70 Concluding Statement
We will now bring our remarks to a close, by observing, that I have not thus written to elicit any reply from you, nor to be considered as laying you under any personal obligation to reply; but to anew, as I said on the first page of these remarks, ‘Why I spurn duty faith as the spawn of at least half the errors there are in the professing world.’ But I have either written truth or falsehood, and if the latter, that will be easy to be proved, by the spirit of truth in the sacred text; and be it so done by some hand, until it be brought quite down to the ground, as flat as Dagon fell on his face, 1 Sam 5:3.

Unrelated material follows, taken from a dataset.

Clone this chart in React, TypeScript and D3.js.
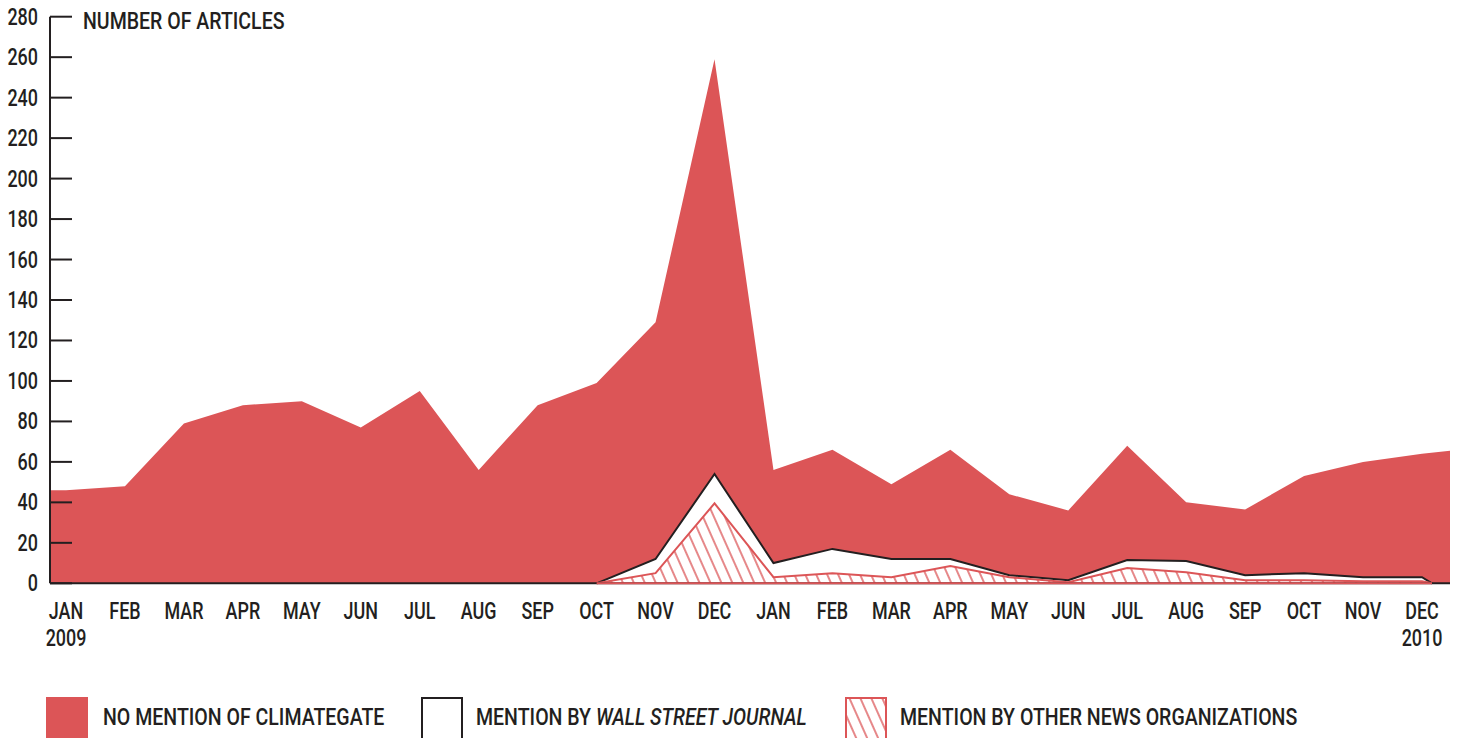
import React from "react";
import * as d3 from "d3";

const months = ["JAN","FEB","MAR","APR","MAY","JUN","JUL","AUG","SEP","OCT","NOV","DEC","JAN","FEB","MAR","APR","MAY","JUN","JUL","AUG","SEP","OCT","NOV","DEC"];
const yearLabels = [{ idx: 0, text: "2009" }, { idx: 23, text: "2010" }];
const otherNews = [0,0,0,0,0,0,0,0,0,0,5,39.5,3,5,3,8.5,3,0.5,7.5,5.5,1.5,1.5,1,1];
const wsj = [0,0,0,0,0,0,0,0,0,0,7,14.5,7,12,9,3.5,1,1,4,5.5,2.5,3.5,2,2];
const noMention = [46,48,79,88,90,77,95,56,88,99,117,205,46,49,37,54,40,34.5,56.5,29,32.5,48,57,61];
const yTicks = [0,20,40,60,80,100,120,140,160,180,200,220,240,260,280];
const legendItems = ["NO MENTION OF CLIMATEGATE", "MENTION BY ", "WALL STREET JOURNAL", "MENTION BY OTHER NEWS ORGANIZATIONS"];

const RED = "#dc5557";
const INK = "#231f20";
const FONT = "Roboto, 'DejaVu Sans', sans-serif";
const FS = 23;

function T({ x, y, anchor = "start", sx = 0.78, children }: { x: number; y: number; anchor?: string; sx?: number; children: React.ReactNode }) {
  return (
    <g transform={`translate(${x},${y}) scale(${sx},1)`}>
      <text x={0} y={0} textAnchor={anchor as any} fontSize={FS} fontWeight={500} fill={INK}>{children}</text>
    </g>
  );
}

export default function App() {
  const W = 1460, H = 738;
  const PL = 50, PR = 1450;
  const x = d3.scaleLinear().domain([0, 23]).range([66, 1422]);
  const y = d3.scaleLinear().domain([0, 280]).range([583.3, 16.7]);

  const rows = months.map((m, i) => ({ i, other: otherNews[i], wsj: wsj[i], noMention: noMention[i] }));
  const stacked = d3.stack<any>().keys(["other", "wsj", "noMention"])(rows);
  const topOther = stacked[0].map(d => d[1]);
  const topWsj = stacked[1].map(d => d[1]);
  const topAll = stacked[2].map(d => d[1]);

  type P = [number, number];
  const redPts: P[] = [[PL, topAll[0]], ...topAll.map((v, i) => [x(i), v] as P), [PR, topAll[23] + 1.5]];
  const redArea = d3.area<P>().x(d => d[0]).y0(y(0)).y1(d => y(d[1]))(redPts)!;

  const start = 9;
  const endX = (x(23) + PR) / 2 - 4;
  const mk = (arr: number[]): P[] => [...arr.slice(start).map((v, k) => [x(start + k), v] as P), [endX, 0]];
  const wsjPts = mk(topWsj);
  const othPts = mk(topOther);
  const areaGen = d3.area<P>().x(d => d[0]).y0(y(0)).y1(d => y(d[1]));
  const lineGen = d3.line<P>().x(d => d[0]).y(d => y(d[1]));
  const LSX = 0.85;

  return (
    <svg width={W} height={H} style={{ position: "absolute", left: 0, top: 0, background: "#fff" }} fontFamily={FONT}>
      <defs>
        <pattern id="hatch" patternUnits="userSpaceOnUse" width="10" height="10" patternTransform="rotate(-24)">
          <rect width="10" height="10" fill="#fff" />
          <line x1="2" y1="0" x2="2" y2="10" stroke={RED} strokeWidth="1.4" />
        </pattern>
      </defs>
      <path d={redArea} fill={RED} />
      <path d={areaGen(wsjPts)!} fill="#fff" />
      <path d={lineGen(wsjPts)!} fill="none" stroke={INK} strokeWidth={2} />
      <path d={areaGen(othPts)!} fill="url(#hatch)" />
      <path d={lineGen(othPts)!} fill="none" stroke={RED} strokeWidth={2} />
      <line x1={PL} x2={PR} y1={y(0)} y2={y(0)} stroke={INK} strokeWidth={2} />
      <line x1={PL} x2={PL} y1={y(280)} y2={y(0)} stroke={INK} strokeWidth={2} />
      <line x1={x(start)} x2={endX} y1={y(0)} y2={y(0)} stroke={RED} strokeWidth={2} />
      {yTicks.map(t => (
        <g key={t}>
          <line x1={PL} x2={PL + 22} y1={y(t)} y2={y(t)} stroke={INK} strokeWidth={2} />
          <T x={38} y={y(t) + 8} anchor="end">{t}</T>
        </g>
      ))}
      <T x={83} y={29} sx={LSX}>NUMBER OF ARTICLES</T>
      {months.map((m, i) => (
        <T key={i} x={x(i)} y={619} anchor="middle">{m}</T>
      ))}
      {yearLabels.map(l => (
        <T key={l.text} x={x(l.idx)} y={646} anchor="middle">{l.text}</T>
      ))}
      <rect x={46} y={697} width={42} height={44} fill={RED} />
      <T x={103} y={725} sx={LSX}>{legendItems[0]}</T>
      <rect x={422} y={698} width={40} height={42} fill="#fff" stroke={INK} strokeWidth={2} />
      <T x={476} y={725} sx={LSX}>{legendItems[1]}<tspan fontStyle="italic">{legendItems[2]}</tspan></T>
      <rect x={846} y={698} width={40} height={42} fill="url(#hatch)" stroke={RED} strokeWidth={2} />
      <T x={900} y={725} sx={LSX}>{legendItems[3]}</T>
    </svg>
  );
}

If any sort of an earnest attempt be really made to prove me wrong, by the unjarring testimony of the word of God, the same shall have my most earnest attention; and if I am proved in error, in the main principles of these remarks, my most ready submission. But if no such attempt be made to prove me wrong, in the proof that duty faith, &c, herein opposed, is bible truth, by the mind of the Spirit, we shall conclude it is because by the word of God, these remarks on duty faith, cannot be refuted; and that silence is deemed most expedient, while duty faith, and universal invitations to eternal salvation, though totally unknown in the word and spirit of scripture truth, do take too well, and have too many admirers, and too many popular advantages among men, to be surrendered up for God’s unpopular truth’s sake; till the soul is necessitated thereto, by the power of the Holy Ghost. May the Lord himself attest, what these remarks really are in his sight, in the conscience of those, who with prayerful enquiry after truth, may read them, for his great name’s sake. Amen.
John Foreman (1792-1872) was a Strict and Particular Baptist preacher. He was appointed the Pastor of Hill Street Chapel, Marylebone, serving this position for close to forty years.